Any help will be appreciated.
Best Answer
Using the standard Taylor expansions (to low order) $\ln(1+u)=u-\frac{u^2}{2}+o(u^2)$ and $e^u=1+u+o(u)$ when $u\to0$.
Rewriting $$\begin{align} (1+x)^{\frac{1}{x}} &= \exp\left( \frac{1}{x}\ln(1+x)\right) = \exp\left( \frac{1}{x}(x-\frac{x^2}{2} + o(x^2))\right) = \exp\left( 1-\frac{x}{2} + o(x)\right) \\&= e\cdot \exp\left( -\frac{x}{2} + o(x)\right) = e\cdot \left( 1-\frac{x}{2} + o(x)\right) = e-e\frac{x}{2} + o(x) \end{align}$$ we get that $$ \frac{e-(1+x)^{\frac{1}{x}}}{x} = \frac{e\frac{x}{2} + o(x)}{x} =\frac{e}{2} + o(1)\xrightarrow[x\to0]{} \boxed{\frac{e}{2}}. $$
Note that we expanded $\ln(1+x)$ to order $x^2$, since we can "guess" the first order will get cancelled eventually by the $-e$ in the denominator. (Doing only the expansion to first order will only, basically, yield the limit $(1+x)^{1/x}\xrightarrow[x\to0]{}e$, and so we know we need better precision.)
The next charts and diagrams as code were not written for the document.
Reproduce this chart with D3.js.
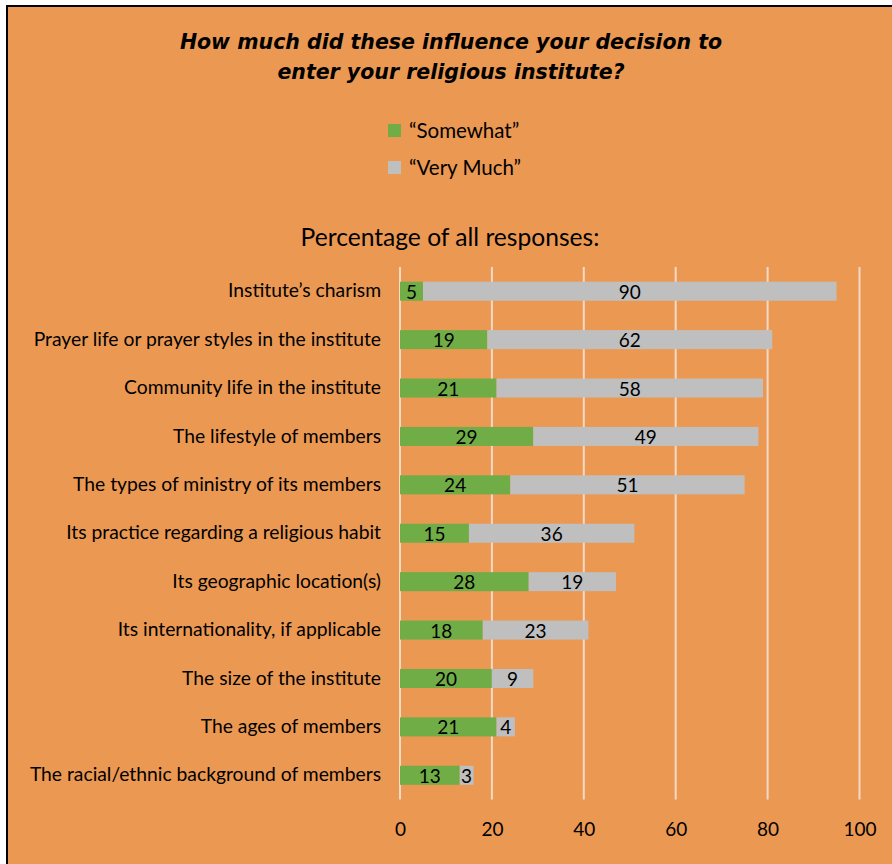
<!DOCTYPE html>
<html>
<head>
<meta charset="utf-8">
<script src="https://cdn.jsdelivr.net/npm/d3@7"></script>
<style>
  body { margin: 0; background: #fff; }
  svg { display: block; }
</style>
</head>
<body>
<script>
// chart data
let categories = [
  'Institute’s charism',
  'Prayer life or prayer styles in the institute',
  'Community life in the institute',
  'The lifestyle of members',
  'The types of ministry of its members',
  'Its practice regarding a religious habit',
  'Its geographic location(s)',
  'Its internationality, if applicable',
  'The size of the institute',
  'The ages of members',
  'The racial/ethnic background of members'
]
let somewhat = [5, 19, 21, 29, 24, 15, 28, 18, 20, 21, 13]
let veryMuch = [90, 62, 58, 49, 51, 36, 19, 23, 9, 4, 3]
let xTicks = [0, 20, 40, 60, 80, 100]
let seriesNames = ['“Somewhat”', '“Very Much”']

// measurements
let m = {
  width: 892,
  height: 864,
  left: 400,
  right: 859.5,
  top: 267,
  bottom: 799.5
}
let colors = { bg: '#EB9853', green: '#70AD47', gray: '#BFBFBF', grid: '#F3D9C6' }
let labelFont = 'Lato, "Open Sans", sans-serif'

let svg = d3.select('body')
  .append('svg')
  .attr('width', m.width)
  .attr('height', m.height)

// background + border
svg.append('rect')
  .attr('x', 7).attr('y', 6)
  .attr('width', m.width).attr('height', m.height)
  .attr('fill', colors.bg)
  .attr('stroke', '#000')
  .attr('stroke-width', 2)

// title
let title = svg.append('text')
  .attr('text-anchor', 'middle')
  .attr('font-family', '"DejaVu Sans", sans-serif')
  .attr('font-style', 'italic')
  .attr('font-weight', 'bold')
  .attr('font-size', 20.5)
  .attr('fill', '#000')
title.append('tspan').attr('x', 451).attr('y', 49).text('How much did these influence your decision to')
title.append('tspan').attr('x', 451).attr('y', 79).text('enter your religious institute?')

// legend
let legend = svg.selectAll('.legend')
  .data(seriesNames)
  .enter()
  .append('g')
  .attr('transform', function(d, i) { return 'translate(388,' + (124 + i * 37) + ')' })
legend.append('rect')
  .attr('width', 13).attr('height', 13)
  .attr('fill', function(d, i) { return i == 0 ? colors.green : colors.gray })
legend.append('text')
  .attr('x', 21).attr('y', 14)
  .attr('font-family', labelFont)
  .attr('font-size', 20.5)
  .text(function(d) { return d })

// subtitle
svg.append('text')
  .attr('x', 450).attr('y', 246)
  .attr('text-anchor', 'middle')
  .attr('font-family', labelFont)
  .attr('font-size', 24.6)
  .text('Percentage of all responses:')

// scales
let xScale = d3.scaleLinear()
  .domain([0, 100])
  .range([m.left, m.right])

let yScale = d3.scaleBand()
  .domain(categories)
  .range([m.top, m.bottom])
  .paddingInner(0.607)
  .paddingOuter(0.3035)

// gridlines
svg.append('g')
  .selectAll('line')
  .data(xTicks)
  .enter()
  .append('line')
    .attr('x1', function(d) { return xScale(d) })
    .attr('x2', function(d) { return xScale(d) })
    .attr('y1', m.top)
    .attr('y2', m.bottom)
    .attr('stroke', colors.grid)
    .attr('stroke-width', 2)

// x axis labels
let xAxis = d3.axisBottom(xScale)
  .tickValues(xTicks)
  .tickSize(0)
  .tickPadding(23)
let xg = svg.append('g')
  .attr('transform', 'translate(0,' + m.bottom + ')')
  .call(xAxis)
xg.select('.domain').remove()
xg.selectAll('text')
  .attr('font-family', labelFont)
  .attr('font-size', 19)
  .attr('fill', '#000')

// y axis labels
let yAxis = d3.axisLeft(yScale).tickSize(0).tickPadding(19)
let yg = svg.append('g')
  .attr('transform', 'translate(' + m.left + ',0)')
  .call(yAxis)
yg.select('.domain').remove()
yg.selectAll('text')
  .attr('font-family', labelFont)
  .attr('font-size', 19.3)
  .attr('fill', '#000')

// bars
let rows = categories.map(function(c, i) {
  return { cat: c, s: somewhat[i], v: veryMuch[i] }
})

let bars = svg.append('g')
  .selectAll('g')
  .data(rows)
  .enter()
  .append('g')

bars.append('rect')
  .attr('x', function(d) { return xScale(0) })
  .attr('y', function(d) { return yScale(d.cat) })
  .attr('width', function(d) { return xScale(d.s) - xScale(0) })
  .attr('height', yScale.bandwidth())
  .attr('fill', colors.green)

bars.append('rect')
  .attr('x', function(d) { return xScale(d.s) })
  .attr('y', function(d) { return yScale(d.cat) })
  .attr('width', function(d) { return xScale(d.s + d.v) - xScale(d.s) })
  .attr('height', yScale.bandwidth())
  .attr('fill', colors.gray)

// value labels
bars.append('text')
  .attr('x', function(d) { return xScale(d.s / 2) })
  .attr('y', function(d) { return yScale(d.cat) + yScale.bandwidth() / 2 })
  .attr('dy', '0.4em')
  .attr('text-anchor', 'middle')
  .attr('font-family', labelFont)
  .attr('font-size', 19)
  .text(function(d) { return d.s })

bars.append('text')
  .attr('x', function(d) { return xScale(d.s + d.v / 2) })
  .attr('y', function(d) { return yScale(d.cat) + yScale.bandwidth() / 2 })
  .attr('dy', '0.4em')
  .attr('text-anchor', 'middle')
  .attr('font-family', labelFont)
  .attr('font-size', 19)
  .text(function(d) { return d.v })
</script>
</body>
</html>
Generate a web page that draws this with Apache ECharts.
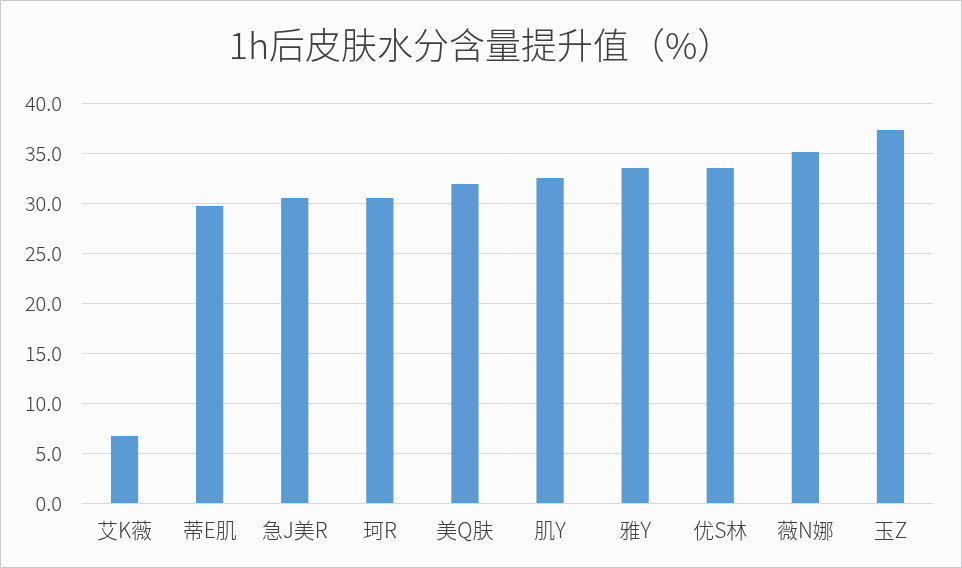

In the second step, factoring the $e$ out of the product allows us to get $e^{-x/2+o(x)}$ instead of $e^{1-x/2+o(x)}$, which is required in order to use the expansion of $e^u$ (since this expansion holds when $u\to 0$, and while $\frac{x}{2}\to 0$, this is not the case for $1-\frac{x}{2}$.)